DISASTER HERO puts players in the position of a \"hero\" that sets out to conquer all major natural disasters. Players complete a series of activities, each of which is connected to a specific type of disaster. For example, players are shown two versions of the same room and must find which room is missing the appropriate disaster preparedness items (e.g., an emergency kit, extra food for their pets, a list of emergency contact numbers). After players complete the activities for each disaster, they receive a certificate that they can print at home, recognizing them as a \"Disaster Hero.\"

Is it any good?

For some of the activities in Disaster Hero, there is a disconnect between the gameplay and the educational content. Some mini-games, for example, focus on speed and award players for getting through it as quickly as possible rather than studying the disaster preparedness tips.

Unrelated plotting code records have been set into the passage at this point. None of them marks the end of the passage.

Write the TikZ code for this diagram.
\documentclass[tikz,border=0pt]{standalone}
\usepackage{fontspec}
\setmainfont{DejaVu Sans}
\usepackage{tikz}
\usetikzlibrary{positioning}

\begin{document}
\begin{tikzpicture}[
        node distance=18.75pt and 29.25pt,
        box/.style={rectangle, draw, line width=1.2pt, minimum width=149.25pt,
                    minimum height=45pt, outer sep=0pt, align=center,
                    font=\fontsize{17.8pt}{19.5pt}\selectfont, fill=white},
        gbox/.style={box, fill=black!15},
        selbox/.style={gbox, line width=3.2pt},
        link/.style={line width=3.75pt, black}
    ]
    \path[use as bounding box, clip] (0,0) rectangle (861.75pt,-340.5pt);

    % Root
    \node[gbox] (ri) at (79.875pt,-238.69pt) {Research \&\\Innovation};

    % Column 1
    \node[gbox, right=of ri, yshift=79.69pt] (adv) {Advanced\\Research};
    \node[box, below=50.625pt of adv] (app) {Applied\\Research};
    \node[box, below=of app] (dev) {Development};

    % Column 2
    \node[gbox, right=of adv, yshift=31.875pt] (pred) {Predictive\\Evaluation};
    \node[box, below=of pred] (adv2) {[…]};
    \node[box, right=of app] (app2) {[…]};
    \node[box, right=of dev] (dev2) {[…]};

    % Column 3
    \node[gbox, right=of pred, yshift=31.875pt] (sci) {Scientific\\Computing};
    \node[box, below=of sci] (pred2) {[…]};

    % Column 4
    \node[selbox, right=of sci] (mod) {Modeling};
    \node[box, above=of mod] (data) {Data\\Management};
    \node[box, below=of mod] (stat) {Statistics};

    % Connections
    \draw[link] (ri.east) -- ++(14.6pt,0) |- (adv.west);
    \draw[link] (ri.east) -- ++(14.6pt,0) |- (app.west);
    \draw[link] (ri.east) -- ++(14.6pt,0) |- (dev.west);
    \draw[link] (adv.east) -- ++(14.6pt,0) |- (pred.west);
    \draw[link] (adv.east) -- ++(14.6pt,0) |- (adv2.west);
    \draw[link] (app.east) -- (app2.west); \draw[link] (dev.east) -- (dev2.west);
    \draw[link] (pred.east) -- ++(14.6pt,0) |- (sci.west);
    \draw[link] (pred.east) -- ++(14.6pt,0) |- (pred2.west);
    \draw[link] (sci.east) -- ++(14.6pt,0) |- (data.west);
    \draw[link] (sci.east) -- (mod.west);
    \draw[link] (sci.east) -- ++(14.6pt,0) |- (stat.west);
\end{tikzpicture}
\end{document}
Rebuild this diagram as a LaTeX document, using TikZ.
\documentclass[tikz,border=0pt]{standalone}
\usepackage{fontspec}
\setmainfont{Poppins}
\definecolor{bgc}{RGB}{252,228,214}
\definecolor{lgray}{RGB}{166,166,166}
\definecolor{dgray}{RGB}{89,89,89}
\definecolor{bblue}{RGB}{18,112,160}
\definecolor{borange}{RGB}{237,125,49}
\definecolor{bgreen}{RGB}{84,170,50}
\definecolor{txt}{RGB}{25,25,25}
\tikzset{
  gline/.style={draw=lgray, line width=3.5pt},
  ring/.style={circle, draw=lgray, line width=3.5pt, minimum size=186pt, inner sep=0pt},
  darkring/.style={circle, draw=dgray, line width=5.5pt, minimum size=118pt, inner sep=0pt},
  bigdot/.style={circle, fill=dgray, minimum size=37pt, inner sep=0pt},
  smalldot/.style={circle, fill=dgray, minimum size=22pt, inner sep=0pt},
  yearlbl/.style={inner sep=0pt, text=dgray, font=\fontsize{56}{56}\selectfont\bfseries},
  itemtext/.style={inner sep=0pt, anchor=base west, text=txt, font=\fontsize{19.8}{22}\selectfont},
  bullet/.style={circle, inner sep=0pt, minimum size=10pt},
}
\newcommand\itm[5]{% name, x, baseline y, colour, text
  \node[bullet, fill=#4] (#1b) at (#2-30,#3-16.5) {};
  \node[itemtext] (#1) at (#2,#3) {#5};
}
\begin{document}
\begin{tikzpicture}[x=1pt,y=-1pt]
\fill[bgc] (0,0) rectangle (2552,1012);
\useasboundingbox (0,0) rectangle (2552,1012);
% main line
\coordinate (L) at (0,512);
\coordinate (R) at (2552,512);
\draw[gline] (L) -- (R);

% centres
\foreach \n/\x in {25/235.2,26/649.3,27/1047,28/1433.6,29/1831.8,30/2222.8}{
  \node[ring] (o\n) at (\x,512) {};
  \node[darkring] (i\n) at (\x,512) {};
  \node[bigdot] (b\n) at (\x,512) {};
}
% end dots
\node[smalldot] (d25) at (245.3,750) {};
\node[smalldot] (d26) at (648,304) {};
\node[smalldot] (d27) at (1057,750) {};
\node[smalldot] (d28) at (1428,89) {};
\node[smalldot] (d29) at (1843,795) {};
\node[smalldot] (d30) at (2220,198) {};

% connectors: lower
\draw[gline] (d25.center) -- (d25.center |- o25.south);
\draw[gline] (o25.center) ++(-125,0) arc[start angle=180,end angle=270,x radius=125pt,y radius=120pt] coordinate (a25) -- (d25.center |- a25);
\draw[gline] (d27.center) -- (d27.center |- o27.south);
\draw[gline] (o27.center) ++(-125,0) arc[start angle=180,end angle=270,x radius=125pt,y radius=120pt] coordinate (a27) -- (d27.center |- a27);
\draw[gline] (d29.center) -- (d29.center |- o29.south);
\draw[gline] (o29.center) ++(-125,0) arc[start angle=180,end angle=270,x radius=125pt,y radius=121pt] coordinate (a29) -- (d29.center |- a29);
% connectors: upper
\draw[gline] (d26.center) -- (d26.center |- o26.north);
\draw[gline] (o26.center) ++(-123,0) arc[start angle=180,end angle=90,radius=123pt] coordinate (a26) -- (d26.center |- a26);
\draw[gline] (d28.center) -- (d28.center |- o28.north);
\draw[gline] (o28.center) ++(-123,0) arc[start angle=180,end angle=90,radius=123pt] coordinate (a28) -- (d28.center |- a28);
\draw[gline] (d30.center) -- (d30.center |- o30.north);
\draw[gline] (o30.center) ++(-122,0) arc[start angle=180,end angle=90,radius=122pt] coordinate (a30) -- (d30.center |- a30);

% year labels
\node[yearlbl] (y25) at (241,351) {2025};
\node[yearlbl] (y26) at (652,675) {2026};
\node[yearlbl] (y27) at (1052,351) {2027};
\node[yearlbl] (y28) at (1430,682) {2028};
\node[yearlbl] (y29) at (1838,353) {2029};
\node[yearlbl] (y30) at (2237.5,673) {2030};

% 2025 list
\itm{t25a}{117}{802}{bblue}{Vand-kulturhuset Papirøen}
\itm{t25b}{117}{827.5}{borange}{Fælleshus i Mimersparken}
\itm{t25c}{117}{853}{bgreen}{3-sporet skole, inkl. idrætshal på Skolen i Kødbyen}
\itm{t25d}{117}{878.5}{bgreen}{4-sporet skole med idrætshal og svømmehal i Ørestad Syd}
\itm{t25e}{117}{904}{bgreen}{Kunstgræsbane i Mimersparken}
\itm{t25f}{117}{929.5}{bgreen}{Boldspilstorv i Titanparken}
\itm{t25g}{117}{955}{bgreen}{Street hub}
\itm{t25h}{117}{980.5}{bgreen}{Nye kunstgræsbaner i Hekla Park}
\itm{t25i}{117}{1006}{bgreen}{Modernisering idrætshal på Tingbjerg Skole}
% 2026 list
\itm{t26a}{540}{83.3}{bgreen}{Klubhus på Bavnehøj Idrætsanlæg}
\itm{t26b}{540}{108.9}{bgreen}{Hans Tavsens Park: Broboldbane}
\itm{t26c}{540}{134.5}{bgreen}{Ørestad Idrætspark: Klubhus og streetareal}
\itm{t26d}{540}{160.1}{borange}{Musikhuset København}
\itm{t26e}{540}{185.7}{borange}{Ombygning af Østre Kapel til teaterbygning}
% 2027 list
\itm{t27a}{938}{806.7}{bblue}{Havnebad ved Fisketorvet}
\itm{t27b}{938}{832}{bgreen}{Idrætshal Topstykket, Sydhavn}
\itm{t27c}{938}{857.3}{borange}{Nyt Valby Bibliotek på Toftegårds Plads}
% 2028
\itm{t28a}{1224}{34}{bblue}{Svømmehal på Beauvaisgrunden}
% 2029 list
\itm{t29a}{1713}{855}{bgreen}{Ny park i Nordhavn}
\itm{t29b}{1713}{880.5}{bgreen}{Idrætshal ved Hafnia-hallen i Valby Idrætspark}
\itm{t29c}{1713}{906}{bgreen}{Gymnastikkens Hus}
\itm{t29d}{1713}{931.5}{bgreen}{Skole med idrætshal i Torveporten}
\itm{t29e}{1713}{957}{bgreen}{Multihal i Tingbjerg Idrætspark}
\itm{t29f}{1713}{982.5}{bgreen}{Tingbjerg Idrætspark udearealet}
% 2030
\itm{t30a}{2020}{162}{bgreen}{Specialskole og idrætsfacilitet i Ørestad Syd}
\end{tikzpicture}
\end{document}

There is also a lot of unnecessary dialogue during the intermittent story scenes and dialogue. Rather than using this time to educate players about disaster preparedness, there is a lot of talk about the fictitious sci-fi world in which the game is set -- talk that is neither captivating nor pivotal to the gameplay or the overall message of the game.

Talk to your kids about ...

  • Families can talk about their emergency preparedness plans. What is your family's plan will be in case of a natural disaster?

  • What disasters are most likely where your family lives?

  • Have you ever been frightened before during a storm or other form of natural disaster? What can be done to help you from being frightened in the future?